On the surface, the noise itself is a constant source of annoyance that can drive some people crazy. On the other hand, however, a leak can also prove to be a financial problem, not just a test of your patience.
Leaks, obviously are not things that are supposed to happen in your home. If you’re not careful, a leak can end up leading to a very expensive repair, but how? And why?
Let’s look at the problem of the leak more closely and see.
Find the Source
Before you can deal with a leak, you must first determine where it is to see what’s causing it.
If you’re very lucky, a leak from something like faucet may be dealt with simply by tightening the fixture.
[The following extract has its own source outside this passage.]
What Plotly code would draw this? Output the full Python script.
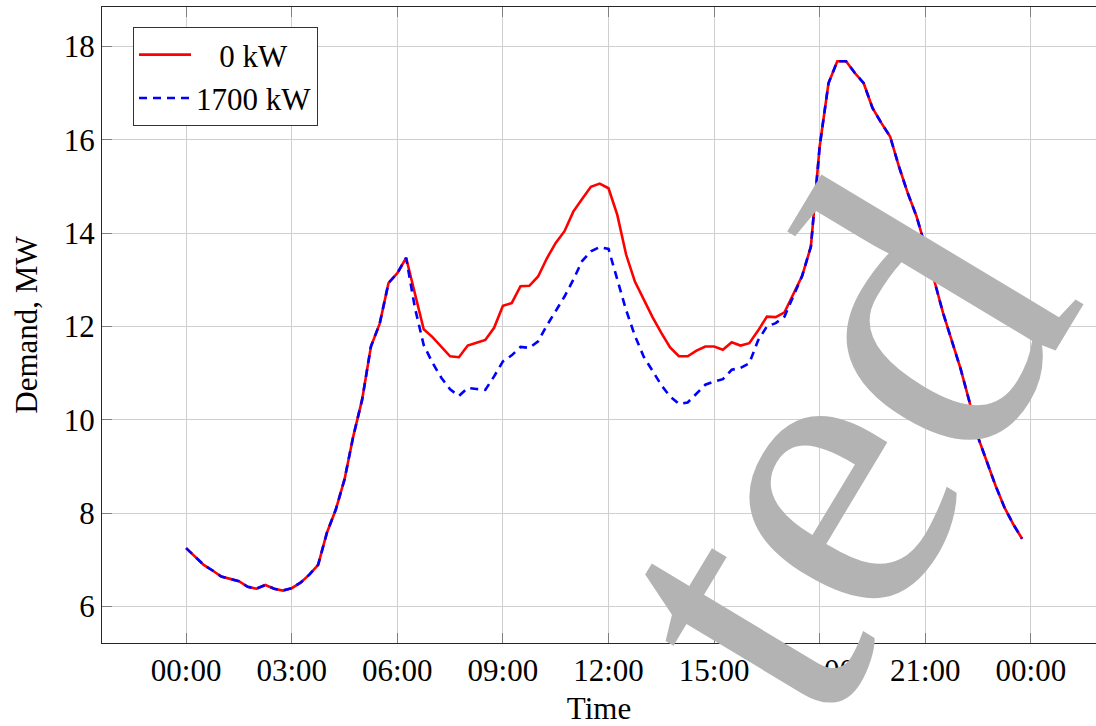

If you’re unlucky, the leak may be coming from somewhere else, such as your water heater, your toilet, you water pipe, your sewage pipe, or even your water supply line.
Check your water sources, faucets, heaters, and toilets to see where the leaks are.
If you can’t find the leak in obvious places, you’ll need to check your pipes.
Try shutting your water and checking your water meter to gauge the extent of the leak, as well as to see if the leak is in your water supply pipe or your house.
A Symptom of a Bigger Problem
Sometimes a leak is just symptom that by itself, doesn’t seem too serious. After all, it’s just a little bit of water coming out of a tap if you can see it, or mysteriously making noise elsewhere in the house if you can’t.
However, if neglected, a leak will always end up costing you money. The average household that suffers from a small leak may lose up to 7.6-76 cubic meters of water to leaks, and that adds up in your utility bill.
Beyond that, a leak may indicate a much bigger problem in your plumbing, and the more you ignore it, the bigger it will get.
Ignoring a leak can result in much more expensive and expansive repair, than if you’d addressed the problem earlier.
Prevention Is the Best Medicine
The best way to keep a leak from turning into a serious problem is to nip the issue early.
Take the time to occasionally inspect pipes in your house.
Inspect the drains in your sinks and try to keep these areas from being completely cluttered so you can more easily spot leaks that drip to the bottom of the cabinet.
You can also try to lower the water pressure, as high water pressure can shorten the lifespan of pipes over time.
"Hard water,” that is, water with a high mineral content, can also damage pipes.
Soft water, with fewer minerals, has a less erosive effect.